Sunday in the Park |

Sunday in the Park

Teri Orr, Park Record columnist

Pretty much, I can’t stand reality television shows. After the novelty of the first season of, maybe, "Survivor," I had no patience for the whole premise.

Until last night.

If you missed the first episode of "Breaking Pointe" on the CW channel, you can watch it on Monday. Filmed in Salt Lake City in February by the BBC, it puts the spotlight on the behind-the-curtain lives of a group of dancers from Ballet West. It has Salt Lake City looking a bit edgy and big city-ish, complete with fisheye shots of TRAX and hip little boutiques and trendy bars and pulsating nightlife. Honest.

In the first episode, we are introduced to eight dancers of different ages and attitudes and levels of skill. It is the time of the annual renewal (or not) of contracts that will hold dancers in the company, elevate them, or release them to work elsewhere.

There are two couples among the eight. The dancers range from 19 to 32 with manly men and fragile, bird-like women. Artistic director Adam Sklute (formerly of the Joffrey Ballet Company) is a thoughtful, kind director who must balance empathy with what is best for the overall company. Or, as he says, "They are all special and they are all expendable."

The BBC has captured not the dark Black-Swan-crazy-pants-dancer but rather the very gritty, uncertain and complicated life of real dancers. Our dancers, from the premier company in the Intermountain West, who will be performing "The Nutcracker" in the Kennedy Center this holiday season. And in an "industry" where just existing is a constant struggle between finding the money to pay the dancers to perform for uncertain audiences who will (or won’t) pay for tickets to support those elegant productions, well, it is all a very delicate balance.

From "The Red Shoes" to "The Turning Point" and "A Chorus Line" and everything in between, dancers and their sacrifice for beauty in an art form have been a mystery and an attraction to audiences. We love the familiar performances, of course, of "Swan Lake" or "The Nutcracker." And we either embrace modern choreography or we resist it. It is a challenge every day for artistic directors to balance predictability with the exploratory and contemporary.

In the first episode of "Breaking Pointe" we watch a dancer not invited back for another season pack her beat-up suitcase filled with toes shoes and costumes to head to Idaho to audition there, at her own expense. One dancer says something about "relationships and rivalries" and you feel at once how very intimate and insular this tireless world of artists is.

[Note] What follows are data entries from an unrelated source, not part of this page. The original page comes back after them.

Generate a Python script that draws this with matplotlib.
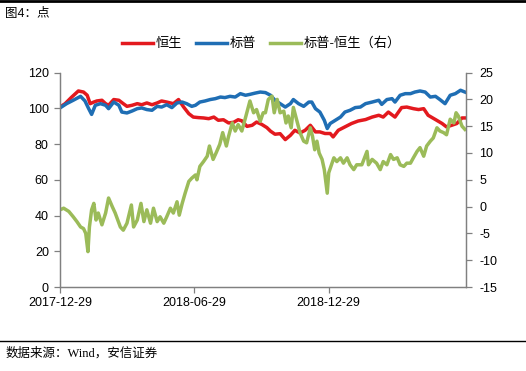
import pandas as pd
import matplotlib
matplotlib.use("Agg")
import matplotlib.pyplot as plt
from matplotlib.lines import Line2D

plt.rcParams['font.family'] = ['Liberation Sans', 'Noto Sans CJK SC']
plt.rcParams['axes.unicode_minus'] = False

start = pd.Timestamp('2017-12-29')

# 恒生 (left axis): days since 2017-12-29, index level
hs_days = [0, 7, 16, 25, 32, 37, 41, 46, 50, 57, 62, 66, 73, 80, 86, 91, 98, 105,
           111, 118, 125, 132, 138, 145, 154, 161, 168, 175, 181, 188, 195, 202,
           209, 215, 222, 229, 236, 242, 247, 254, 261, 267, 274, 281, 286, 292,
           299, 306, 313, 319, 326, 333, 340, 347, 353, 360, 367, 371, 378, 387,
           396, 405, 415, 424, 433, 439, 446, 455, 464, 471, 480, 487, 494, 500,
           510, 519, 525, 532, 539, 546, 550]
hs_vals = [100.7, 102.6, 106.3, 109.7, 109.1, 107.3, 102.6, 103.5, 104.1, 104.5,
           102.6, 101.7, 104.9, 104.5, 102.6, 101.1, 101.7, 102.6, 102.0, 103.0,
           102.0, 103.0, 104.1, 103.5, 102.6, 104.9, 100.7, 97.0, 95.1, 94.8, 94.6,
           94.2, 95.1, 93.3, 93.6, 91.8, 92.2, 93.6, 93.0, 89.9, 90.5, 92.3, 91.0,
           89.2, 87.2, 85.5, 85.8, 82.5, 84.9, 87.7, 86.2, 87.7, 90.5, 86.8, 86.8,
           85.9, 85.9, 84.0, 87.7, 89.6, 91.5, 92.9, 93.7, 95.1, 96.1, 95.1, 97.9,
           95.1, 100.4, 100.7, 99.8, 99.3, 99.8, 96.1, 93.7, 91.5, 89.6, 90.5, 91.5,
           94.6, 94.6]

# 标普 (left axis)
sp_days = [0, 9, 18, 28, 34, 39, 43, 48, 55, 62, 66, 73, 80, 84, 91, 98, 105, 111,
           118, 125, 132, 138, 145, 152, 159, 166, 172, 179, 184, 190, 197, 204,
           211, 218, 224, 231, 238, 245, 252, 258, 265, 272, 279, 286, 292, 299,
           306, 313, 317, 324, 331, 338, 342, 347, 353, 359, 363, 367, 374, 381,
           387, 394, 401, 408, 415, 424, 433, 437, 444, 451, 455, 462, 469, 476,
           482, 489, 496, 503, 510, 516, 523, 530, 537, 544, 550]
sp_vals = [100.2, 102.6, 104.5, 106.7, 104.1, 99.8, 96.6, 101.7, 102.6, 101.7, 99.8,
           103.5, 101.7, 97.9, 97.4, 98.5, 99.8, 100.2, 99.3, 98.9, 101.1, 100.7,
           102.0, 100.4, 103.0, 103.5, 102.6, 101.1, 101.7, 103.5, 104.1, 104.9,
           105.4, 106.3, 106.0, 106.7, 106.3, 108.2, 107.3, 107.8, 108.5, 109.1,
           108.8, 107.3, 104.5, 102.6, 100.7, 102.6, 104.9, 102.6, 101.1, 103.5,
           103.5, 99.8, 97.9, 93.3, 88.7, 91.5, 93.3, 95.1, 97.9, 98.9, 100.4, 100.7,
           102.6, 103.5, 104.5, 102.2, 104.9, 105.4, 103.5, 107.3, 108.2, 108.2,
           109.1, 109.7, 109.1, 106.3, 106.7, 104.9, 102.6, 107.3, 108.2, 110.1,
           109.1]

# 标普-恒生 (right axis)
diff_days = [0, 5, 12, 18, 23, 28, 32, 35, 38, 40, 43, 46, 49, 52, 57, 62, 66, 71,
             75, 82, 86, 91, 97, 100, 105, 110, 114, 118, 123, 127, 132, 136, 141,
             145, 150, 154, 159, 162, 166, 170, 175, 179, 184, 186, 190, 195, 200,
             203, 208, 212, 217, 221, 226, 229, 234, 238, 242, 247, 252, 258, 263,
             267, 272, 276, 279, 283, 288, 291, 295, 299, 304, 307, 310, 314, 317,
             322, 326, 331, 335, 340, 343, 346, 349, 352, 356, 359, 363, 365, 368,
             372, 376, 381, 385, 390, 394, 399, 403, 410, 417, 419, 424, 430, 435,
             439, 444, 449, 453, 458, 462, 467, 471, 476, 480, 485, 489, 494, 498,
             503, 507, 512, 516, 521, 525, 530, 535, 538, 541, 546, 550]
diff_vals = [-0.6, -0.3, -0.9, -1.9, -2.8, -3.8, -4.1, -5.0, -8.4, -3.8, -0.6, 0.6,
             -2.5, -1.2, -3.4, -1.2, 1.6, 0.0, -1.2, -3.8, -4.4, -3.1, 0.3, -3.8,
             -2.5, 0.6, -2.8, -0.6, -3.1, -0.3, -2.8, -1.9, -3.1, -1.9, -0.3, -1.2,
             0.9, -1.6, 0.6, 2.5, 4.7, 5.3, 5.9, 5.0, 7.5, 8.4, 9.4, 11.3, 8.8, 10.0,
             11.6, 13.8, 11.3, 13.1, 15.6, 14.1, 15.3, 14.1, 16.6, 19.7, 17.5, 18.1,
             15.9, 17.5, 17.5, 20.0, 20.6, 17.5, 20.0, 17.5, 17.8, 15.6, 16.9, 14.7,
             18.5, 15.9, 13.8, 12.2, 11.9, 14.7, 13.1, 10.6, 12.2, 10.0, 8.8, 6.9,
             2.5, 6.3, 7.5, 9.1, 8.4, 9.1, 8.1, 9.1, 7.8, 6.9, 7.8, 7.8, 10.3, 7.8,
             8.8, 8.1, 6.9, 8.4, 7.8, 9.7, 8.8, 9.1, 7.8, 7.5, 8.1, 8.1, 9.1, 10.3,
             11.0, 9.4, 11.3, 12.2, 12.8, 14.7, 14.1, 13.8, 13.4, 16.3, 15.6, 17.5,
             16.9, 15.0, 14.4]

tick_dates = ['2017-12-29', '2018-06-29', '2018-12-29']
tick_labels = ['2017-12-29', '2018-06-29', '2018-12-29']


def to_dates(days):
    return start + pd.to_timedelta(days, unit='D')


fig = plt.figure(figsize=(5.26, 3.71), dpi=100)
ax = fig.add_axes([0.114, 0.2264, 0.7713, 0.578])
ax2 = ax.twinx()

red = '#E3191E'
blue = '#1F6EB4'
green = '#9BBB59'
grey = '#808080'

l1, = ax.plot(to_dates(hs_days), hs_vals, color=red, lw=2.5, label='恒生')
l2, = ax.plot(to_dates(sp_days), sp_vals, color=blue, lw=2.5, label='标普')
l3, = ax2.plot(to_dates(diff_days), diff_vals, color=green, lw=2.5, label='标普-恒生（右）')

ax.set_xlim(start, start + pd.Timedelta(days=551))
ax.set_ylim(0, 120)
ax.set_yticks(range(0, 121, 20))
ax2.set_ylim(-15, 25)
ax2.set_yticks(range(-15, 26, 5))
ax.set_xticks(pd.to_datetime(tick_dates))
ax.set_xticklabels(tick_labels)

for a in (ax, ax2):
    a.spines['top'].set_visible(False)
    for s in ('left', 'right', 'bottom'):
        a.spines[s].set_color(grey)
        a.spines[s].set_linewidth(0.9)
    a.tick_params(axis='both', colors=grey, labelcolor='black', labelsize=9,
                  length=4, width=0.9, direction='out')
ax.tick_params(axis='x', pad=3)
ax.tick_params(axis='y', pad=4)
ax2.tick_params(axis='y', pad=6)

fig.legend(handles=[l1, l2, l3], loc='center', bbox_to_anchor=(0.497, 0.882),
           ncol=3, frameon=False, fontsize=9.5, handlelength=2.3,
           handletextpad=0.2, columnspacing=1.1)

fig.text(0.01, 0.963, '图4：点', fontsize=9, va='center', ha='left')
fig.text(0.01, 0.048, '数据来源：Wind，安信证券', fontsize=9, va='center', ha='left',
         family=['Liberation Serif', 'Noto Sans CJK SC'])

fig.add_artist(Line2D([0, 1], [0.997, 0.997], color='black', lw=2.0,
                      transform=fig.transFigure))
fig.add_artist(Line2D([0, 1], [1 - 341 / 371, 1 - 341 / 371], color='black', lw=1.0,
                      transform=fig.transFigure))

fig.savefig('out.png', dpi=100)
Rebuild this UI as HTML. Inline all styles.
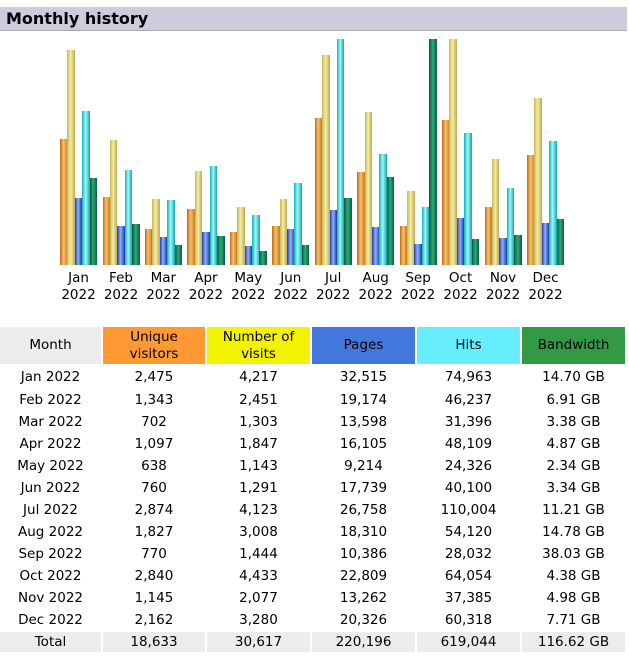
<!DOCTYPE html>
<html><head><meta charset="utf-8"><style>
body{margin:0;width:629px;height:662px;background:#fff;position:relative;font-family:"DejaVu Sans","Liberation Sans",sans-serif;overflow:hidden}
#hd{position:absolute;left:0;top:7px;width:627px;height:23px;background:#ccccdd;border-bottom:1px solid #aaa}
#hd span{position:absolute;left:6px;top:2px;font-weight:bold;font-size:16px;color:#000}
.b{position:absolute;bottom:397px}
.lb{position:absolute;top:270px;width:44px;text-align:center;font-size:13.5px;line-height:17px;color:#000}
table{position:absolute;left:0;top:327px;border-collapse:separate;border-spacing:2px 0;margin-left:-2px;font-size:13.5px}
td{text-align:center;height:22px;padding:0;color:#000}
th{font-weight:normal;height:37px;font-size:13.5px;line-height:17px;padding:0}
tr.f td{height:24px;padding-top:1px}
tr.t td{background:#ececec;height:20px}
tr.s td{height:1px}
</style></head><body>
<div id="hd"><span>Monthly history</span></div>
<div id="ch"></div>
<table id="tb">
<tr><th style="width:101px;background:#ececec">Month</th><th style="width:102px;background:#ff9933">Unique<br>visitors</th><th style="width:103px;background:#f3f300">Number of<br>visits</th><th style="width:103px;background:#4477dd">Pages</th><th style="width:103px;background:#66eeff">Hits</th><th style="width:103px;background:#339944">Bandwidth</th></tr>
</table>
<script>
var m=["Jan","Feb","Mar","Apr","May","Jun","Jul","Aug","Sep","Oct","Nov","Dec"];
var d=[[2475,4217,32515,74963,14.70],[1343,2451,19174,46237,6.91],[702,1303,13598,31396,3.38],[1097,1847,16105,48109,4.87],[638,1143,9214,24326,2.34],[760,1291,17739,40100,3.34],[2874,4123,26758,110004,11.21],[1827,3008,18310,54120,14.78],[770,1444,10386,28032,38.03],[2840,4433,22809,64054,4.38],[1145,2077,13262,37385,4.98],[2162,3280,20326,60318,7.71]];
var g=["linear-gradient(90deg,#c06a10,#f8c070 45%,#c87818)","linear-gradient(90deg,#c8b850,#f4eca8 45%,#c0aa48)","linear-gradient(90deg,#2040b0,#90b0f8 45%,#1838a8)","linear-gradient(90deg,#10b0b8,#a0f8f8 45%,#10a8b0)","linear-gradient(90deg,#005838,#30a878 45%,#006040)"];
var mx=[4433,4433,110004,110004,38.03],H=226,h="";
for(var i=0;i<12;i++){var x=60+i*42.45;
for(var k=0;k<5;k++){var v=Math.round(H*d[i][k]/mx[k]);h+='<div class="b" style="left:'+(x+k*7.4).toFixed(1)+'px;width:7.6px;height:'+v+'px;background:'+g[k]+'"></div>';}
h+='<div class="lb" style="left:'+(x-3.5).toFixed(1)+'px">'+m[i]+'<br>2022</div>';}
document.getElementById("ch").innerHTML=h;
function f(n){return n.toLocaleString("en-US")}
var t="";
for(var i=0;i<12;i++){t+='<tr'+(i==0?' class="f"':'')+'><td>'+m[i]+' 2022</td><td>'+f(d[i][0])+'</td><td>'+f(d[i][1])+'</td><td>'+f(d[i][2])+'</td><td>'+f(d[i][3])+'</td><td>'+d[i][4].toFixed(2)+' GB</td></tr>';}
t+='<tr class="s"><td></td><td></td><td></td><td></td><td></td><td></td></tr>';
t+='<tr class="t"><td>Total</td><td>18,633</td><td>30,617</td><td>220,196</td><td>619,044</td><td>116.62 GB</td></tr>';
document.getElementById("tb").insertAdjacentHTML("beforeend",t);
</script>
</body></html>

Decades ago, when I worked at this paper, I was at a function for Ballet West where I was at a table filled with people I didn’t know, save for my then-husband. It was an uncomfortable evening. I listened to all the table mates talk with a level of authority about the company.

Fueled by beverage and bad banquet food, I turned to the beautiful young woman next to me and asked if she danced. A hush fell over the table. She was polite and said yes.

"In what capacity?" I continued. Her eyes turned to ice and she replied with measured superiority, "I am the prima ballerina."

I think I replied something like, "Oh, so you get to dance a lot?" There might have been a guttural sound that escaped her lips as she nodded and returned to her partner for discussion.

I honestly had no idea about the whole hierarchy of dance. I never took lessons. We weren’t that kind of people. My mother never took me to a ballet, nor did my school. The first ballet I saw was "The Nutcracker" in San Francisco, when I took my own small children to witness the wonder, and I left just as enchanted as they did. I have had good fortune to have introduced their children to "The Nutcracker" in Salt Lake City. The transformative power of dance isn’t just with the dancer but with some luck, it is with the audience.

And now, I am able to help select dance to bring to Park City ballet, modern, a kind of cirque, and some forms that defy description. A few seasons back we brought Ballet West to introduce its newest choreography, pieces still being tried out on the ballet world. The program is called "Innovations" and it happens in Salt Lake City each spring.

When it happened in our theater we had a posse of folks who had come down from Wyoming to see it. I have no idea how this group came to be. There were large men in cowboy hats and pretty ladies in high heels. And when those Ballet West dancers finished a piece, they were whooping and hollering and tossing their hats like they were at a rodeo or a rock concert. It was one of my all-time favorite nights of dance, anywhere, ever.

Understanding a bit about how those dancers train and isolate and discipline themselves is a reality show based on serious reality, to reflect upon any day like Sunday in the Park …

Teri Orr is a former editor of The Park Record. She is the director of the organization that provides programming for the George S. and Dolores Doré Eccles Center for the Performing Arts.